Source material
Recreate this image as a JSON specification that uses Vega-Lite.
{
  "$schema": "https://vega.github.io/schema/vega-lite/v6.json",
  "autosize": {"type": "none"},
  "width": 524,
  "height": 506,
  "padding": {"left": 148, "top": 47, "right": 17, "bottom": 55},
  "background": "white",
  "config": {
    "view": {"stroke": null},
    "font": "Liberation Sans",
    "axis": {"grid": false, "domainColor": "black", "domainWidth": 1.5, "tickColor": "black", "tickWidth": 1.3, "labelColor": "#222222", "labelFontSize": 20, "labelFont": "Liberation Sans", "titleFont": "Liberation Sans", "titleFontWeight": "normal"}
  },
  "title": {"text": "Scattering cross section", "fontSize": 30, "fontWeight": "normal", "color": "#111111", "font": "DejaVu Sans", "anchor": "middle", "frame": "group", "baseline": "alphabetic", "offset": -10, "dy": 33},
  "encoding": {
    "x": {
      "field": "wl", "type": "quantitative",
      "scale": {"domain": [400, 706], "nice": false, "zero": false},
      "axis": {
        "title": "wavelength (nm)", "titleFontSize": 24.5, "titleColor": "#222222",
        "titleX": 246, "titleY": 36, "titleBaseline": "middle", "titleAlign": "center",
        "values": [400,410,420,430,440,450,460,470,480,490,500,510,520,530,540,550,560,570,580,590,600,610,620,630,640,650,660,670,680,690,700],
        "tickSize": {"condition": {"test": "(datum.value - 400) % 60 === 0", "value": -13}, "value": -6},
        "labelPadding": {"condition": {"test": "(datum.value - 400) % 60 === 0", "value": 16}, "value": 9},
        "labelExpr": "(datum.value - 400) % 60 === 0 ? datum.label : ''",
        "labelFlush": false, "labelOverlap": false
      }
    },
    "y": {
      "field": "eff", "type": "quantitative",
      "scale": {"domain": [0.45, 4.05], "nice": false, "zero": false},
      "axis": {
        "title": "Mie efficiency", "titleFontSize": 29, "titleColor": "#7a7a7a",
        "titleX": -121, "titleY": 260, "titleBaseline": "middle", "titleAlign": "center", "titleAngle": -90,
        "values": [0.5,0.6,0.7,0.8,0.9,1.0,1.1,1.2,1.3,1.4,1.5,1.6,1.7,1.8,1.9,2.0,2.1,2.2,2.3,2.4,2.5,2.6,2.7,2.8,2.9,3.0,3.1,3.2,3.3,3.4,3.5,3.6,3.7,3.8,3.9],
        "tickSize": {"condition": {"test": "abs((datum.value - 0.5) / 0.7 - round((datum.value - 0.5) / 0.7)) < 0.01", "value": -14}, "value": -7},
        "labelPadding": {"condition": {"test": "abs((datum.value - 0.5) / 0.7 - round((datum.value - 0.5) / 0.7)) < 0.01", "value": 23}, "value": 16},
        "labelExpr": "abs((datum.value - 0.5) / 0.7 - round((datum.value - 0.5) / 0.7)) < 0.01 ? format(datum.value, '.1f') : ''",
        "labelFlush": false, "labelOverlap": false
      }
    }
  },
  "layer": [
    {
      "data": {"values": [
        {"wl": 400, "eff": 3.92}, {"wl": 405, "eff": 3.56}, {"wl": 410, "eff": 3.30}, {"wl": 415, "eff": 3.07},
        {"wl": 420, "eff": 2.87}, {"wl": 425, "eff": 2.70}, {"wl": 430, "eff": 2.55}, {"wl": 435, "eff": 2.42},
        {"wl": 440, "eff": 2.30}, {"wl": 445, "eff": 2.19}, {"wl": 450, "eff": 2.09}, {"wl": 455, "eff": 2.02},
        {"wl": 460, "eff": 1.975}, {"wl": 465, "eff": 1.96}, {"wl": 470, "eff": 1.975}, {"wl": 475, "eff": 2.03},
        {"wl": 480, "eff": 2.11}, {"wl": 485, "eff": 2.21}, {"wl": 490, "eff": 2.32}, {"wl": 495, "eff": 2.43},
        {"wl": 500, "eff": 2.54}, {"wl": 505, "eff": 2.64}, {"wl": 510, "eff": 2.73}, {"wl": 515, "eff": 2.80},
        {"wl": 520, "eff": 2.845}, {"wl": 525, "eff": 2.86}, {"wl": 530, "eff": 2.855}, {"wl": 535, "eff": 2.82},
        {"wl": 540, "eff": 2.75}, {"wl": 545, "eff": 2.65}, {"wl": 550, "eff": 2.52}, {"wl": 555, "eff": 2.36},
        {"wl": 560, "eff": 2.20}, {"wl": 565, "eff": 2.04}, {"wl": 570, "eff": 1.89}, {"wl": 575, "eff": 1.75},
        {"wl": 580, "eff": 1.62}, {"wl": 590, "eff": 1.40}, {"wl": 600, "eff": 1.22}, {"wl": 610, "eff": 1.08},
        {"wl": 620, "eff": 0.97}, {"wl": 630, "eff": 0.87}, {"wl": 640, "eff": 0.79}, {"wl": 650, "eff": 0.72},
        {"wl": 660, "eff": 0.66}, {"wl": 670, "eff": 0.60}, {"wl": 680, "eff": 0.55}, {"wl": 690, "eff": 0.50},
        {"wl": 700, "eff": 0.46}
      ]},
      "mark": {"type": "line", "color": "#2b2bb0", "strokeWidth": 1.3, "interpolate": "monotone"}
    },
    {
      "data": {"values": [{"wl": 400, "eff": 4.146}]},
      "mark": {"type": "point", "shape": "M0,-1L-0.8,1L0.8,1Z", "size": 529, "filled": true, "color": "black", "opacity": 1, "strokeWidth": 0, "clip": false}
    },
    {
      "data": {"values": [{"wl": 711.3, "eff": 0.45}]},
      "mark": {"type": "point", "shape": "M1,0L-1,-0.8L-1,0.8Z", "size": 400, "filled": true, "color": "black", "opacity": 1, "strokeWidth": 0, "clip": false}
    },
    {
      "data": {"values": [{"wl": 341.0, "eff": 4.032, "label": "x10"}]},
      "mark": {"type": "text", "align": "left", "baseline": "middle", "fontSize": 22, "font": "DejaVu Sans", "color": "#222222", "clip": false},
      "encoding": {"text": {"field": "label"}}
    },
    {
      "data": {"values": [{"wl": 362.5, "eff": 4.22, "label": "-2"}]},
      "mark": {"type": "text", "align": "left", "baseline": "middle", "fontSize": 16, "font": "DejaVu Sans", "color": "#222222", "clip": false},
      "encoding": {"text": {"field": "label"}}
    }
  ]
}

--

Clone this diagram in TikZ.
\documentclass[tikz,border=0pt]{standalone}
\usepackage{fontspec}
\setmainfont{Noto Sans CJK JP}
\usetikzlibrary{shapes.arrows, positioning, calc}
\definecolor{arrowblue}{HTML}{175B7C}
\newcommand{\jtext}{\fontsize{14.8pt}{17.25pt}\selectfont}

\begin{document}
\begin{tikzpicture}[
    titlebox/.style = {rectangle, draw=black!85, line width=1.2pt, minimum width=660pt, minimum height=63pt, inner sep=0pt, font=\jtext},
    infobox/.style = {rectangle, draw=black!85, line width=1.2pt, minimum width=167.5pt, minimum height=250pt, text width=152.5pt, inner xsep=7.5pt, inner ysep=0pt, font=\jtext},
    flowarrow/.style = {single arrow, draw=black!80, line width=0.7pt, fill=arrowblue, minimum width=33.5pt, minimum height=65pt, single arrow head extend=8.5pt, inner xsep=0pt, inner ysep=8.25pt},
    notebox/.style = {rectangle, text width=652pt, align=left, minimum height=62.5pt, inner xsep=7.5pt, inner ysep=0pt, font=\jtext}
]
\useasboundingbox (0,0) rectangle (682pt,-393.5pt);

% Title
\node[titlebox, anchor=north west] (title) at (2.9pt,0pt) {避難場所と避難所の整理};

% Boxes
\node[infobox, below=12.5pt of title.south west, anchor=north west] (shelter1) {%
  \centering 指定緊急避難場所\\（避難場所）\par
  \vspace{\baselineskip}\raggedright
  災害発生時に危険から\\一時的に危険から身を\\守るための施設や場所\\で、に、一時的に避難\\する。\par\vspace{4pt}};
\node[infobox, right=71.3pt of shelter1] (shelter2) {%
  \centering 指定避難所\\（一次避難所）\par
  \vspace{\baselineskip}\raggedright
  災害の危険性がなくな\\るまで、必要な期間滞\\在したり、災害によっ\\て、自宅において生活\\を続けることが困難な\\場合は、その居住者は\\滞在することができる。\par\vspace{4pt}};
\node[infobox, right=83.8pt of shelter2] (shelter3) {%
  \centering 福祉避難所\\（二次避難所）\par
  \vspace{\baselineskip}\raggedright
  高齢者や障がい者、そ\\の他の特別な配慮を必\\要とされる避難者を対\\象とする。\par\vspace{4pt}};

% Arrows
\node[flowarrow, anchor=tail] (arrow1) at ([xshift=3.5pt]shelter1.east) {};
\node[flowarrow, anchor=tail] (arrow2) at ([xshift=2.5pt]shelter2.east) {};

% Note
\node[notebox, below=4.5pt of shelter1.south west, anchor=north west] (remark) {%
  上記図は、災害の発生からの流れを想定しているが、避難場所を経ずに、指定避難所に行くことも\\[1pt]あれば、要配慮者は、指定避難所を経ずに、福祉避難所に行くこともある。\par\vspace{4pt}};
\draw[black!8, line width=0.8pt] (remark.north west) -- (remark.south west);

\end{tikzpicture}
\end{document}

---

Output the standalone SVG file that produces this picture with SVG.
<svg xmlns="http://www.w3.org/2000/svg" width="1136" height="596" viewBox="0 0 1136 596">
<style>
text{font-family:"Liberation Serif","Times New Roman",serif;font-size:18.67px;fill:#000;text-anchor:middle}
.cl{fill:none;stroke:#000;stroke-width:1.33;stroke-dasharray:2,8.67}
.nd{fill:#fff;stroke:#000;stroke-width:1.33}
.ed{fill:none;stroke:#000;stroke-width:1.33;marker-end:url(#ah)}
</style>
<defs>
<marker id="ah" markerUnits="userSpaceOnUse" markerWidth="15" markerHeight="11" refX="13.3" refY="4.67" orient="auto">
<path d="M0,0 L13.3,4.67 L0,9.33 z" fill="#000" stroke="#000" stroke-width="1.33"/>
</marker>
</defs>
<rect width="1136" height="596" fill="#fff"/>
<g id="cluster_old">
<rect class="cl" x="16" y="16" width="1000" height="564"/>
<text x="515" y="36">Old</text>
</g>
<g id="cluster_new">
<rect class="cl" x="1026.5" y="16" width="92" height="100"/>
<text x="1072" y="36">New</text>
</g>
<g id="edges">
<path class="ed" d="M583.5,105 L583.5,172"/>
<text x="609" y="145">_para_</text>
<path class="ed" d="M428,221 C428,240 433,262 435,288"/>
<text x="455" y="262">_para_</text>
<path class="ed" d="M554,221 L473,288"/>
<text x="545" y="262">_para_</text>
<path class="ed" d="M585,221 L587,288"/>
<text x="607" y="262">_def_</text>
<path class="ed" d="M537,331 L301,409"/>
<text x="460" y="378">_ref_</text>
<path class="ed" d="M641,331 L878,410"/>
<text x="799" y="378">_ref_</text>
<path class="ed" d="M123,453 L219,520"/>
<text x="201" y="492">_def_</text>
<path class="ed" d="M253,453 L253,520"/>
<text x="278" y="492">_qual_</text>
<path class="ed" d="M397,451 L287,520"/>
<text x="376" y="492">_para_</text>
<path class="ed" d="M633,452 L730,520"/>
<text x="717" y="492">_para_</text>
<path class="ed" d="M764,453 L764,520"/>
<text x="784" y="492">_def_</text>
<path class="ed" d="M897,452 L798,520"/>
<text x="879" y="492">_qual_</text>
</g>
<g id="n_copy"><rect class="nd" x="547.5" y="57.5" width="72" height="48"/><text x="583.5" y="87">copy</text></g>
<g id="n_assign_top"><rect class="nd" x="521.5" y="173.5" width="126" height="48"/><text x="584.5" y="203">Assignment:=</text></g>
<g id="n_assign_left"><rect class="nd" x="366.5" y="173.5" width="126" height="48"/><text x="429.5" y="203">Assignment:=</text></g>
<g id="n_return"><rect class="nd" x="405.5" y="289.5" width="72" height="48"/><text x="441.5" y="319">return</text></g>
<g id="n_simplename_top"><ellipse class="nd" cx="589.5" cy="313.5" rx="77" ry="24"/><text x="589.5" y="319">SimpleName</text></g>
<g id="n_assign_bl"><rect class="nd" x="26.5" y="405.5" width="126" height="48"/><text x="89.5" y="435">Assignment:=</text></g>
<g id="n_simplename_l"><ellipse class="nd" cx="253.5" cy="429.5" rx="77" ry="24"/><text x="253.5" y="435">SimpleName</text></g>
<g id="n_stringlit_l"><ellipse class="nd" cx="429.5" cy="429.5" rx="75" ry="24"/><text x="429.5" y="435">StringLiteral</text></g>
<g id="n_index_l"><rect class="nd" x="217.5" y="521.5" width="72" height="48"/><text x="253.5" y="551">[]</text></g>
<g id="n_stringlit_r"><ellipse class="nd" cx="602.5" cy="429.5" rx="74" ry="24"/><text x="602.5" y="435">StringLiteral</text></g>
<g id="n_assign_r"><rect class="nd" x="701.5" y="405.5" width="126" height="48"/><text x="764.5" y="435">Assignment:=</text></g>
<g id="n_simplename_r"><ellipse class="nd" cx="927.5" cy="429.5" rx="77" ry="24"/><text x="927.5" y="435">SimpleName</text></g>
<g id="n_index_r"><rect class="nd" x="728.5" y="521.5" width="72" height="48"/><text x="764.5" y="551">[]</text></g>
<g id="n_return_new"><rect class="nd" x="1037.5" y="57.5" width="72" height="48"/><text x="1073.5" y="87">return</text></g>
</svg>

Aim of the task
Only the lines from the one with "Clone this diagram in TikZ." up to the one with "高齢者や障がい者、そ\\の他" should be repeated, both included, exactly as they appear.

Full output
Clone this diagram in TikZ.
\documentclass[tikz,border=0pt]{standalone}
\usepackage{fontspec}
\setmainfont{Noto Sans CJK JP}
\usetikzlibrary{shapes.arrows, positioning, calc}
\definecolor{arrowblue}{HTML}{175B7C}
\newcommand{\jtext}{\fontsize{14.8pt}{17.25pt}\selectfont}

\begin{document}
\begin{tikzpicture}[
    titlebox/.style = {rectangle, draw=black!85, line width=1.2pt, minimum width=660pt, minimum height=63pt, inner sep=0pt, font=\jtext},
    infobox/.style = {rectangle, draw=black!85, line width=1.2pt, minimum width=167.5pt, minimum height=250pt, text width=152.5pt, inner xsep=7.5pt, inner ysep=0pt, font=\jtext},
    flowarrow/.style = {single arrow, draw=black!80, line width=0.7pt, fill=arrowblue, minimum width=33.5pt, minimum height=65pt, single arrow head extend=8.5pt, inner xsep=0pt, inner ysep=8.25pt},
    notebox/.style = {rectangle, text width=652pt, align=left, minimum height=62.5pt, inner xsep=7.5pt, inner ysep=0pt, font=\jtext}
]
\useasboundingbox (0,0) rectangle (682pt,-393.5pt);

% Title
\node[titlebox, anchor=north west] (title) at (2.9pt,0pt) {避難場所と避難所の整理};

% Boxes
\node[infobox, below=12.5pt of title.south west, anchor=north west] (shelter1) {%
  \centering 指定緊急避難場所\\（避難場所）\par
  \vspace{\baselineskip}\raggedright
  災害発生時に危険から\\一時的に危険から身を\\守るための施設や場所\\で、に、一時的に避難\\する。\par\vspace{4pt}};
\node[infobox, right=71.3pt of shelter1] (shelter2) {%
  \centering 指定避難所\\（一次避難所）\par
  \vspace{\baselineskip}\raggedright
  災害の危険性がなくな\\るまで、必要な期間滞\\在したり、災害によっ\\て、自宅において生活\\を続けることが困難な\\場合は、その居住者は\\滞在することができる。\par\vspace{4pt}};
\node[infobox, right=83.8pt of shelter2] (shelter3) {%
  \centering 福祉避難所\\（二次避難所）\par
  \vspace{\baselineskip}\raggedright
  高齢者や障がい者、そ\\の他の特別な配慮を必\\要とされる避難者を対\\象とする。\par\vspace{4pt}};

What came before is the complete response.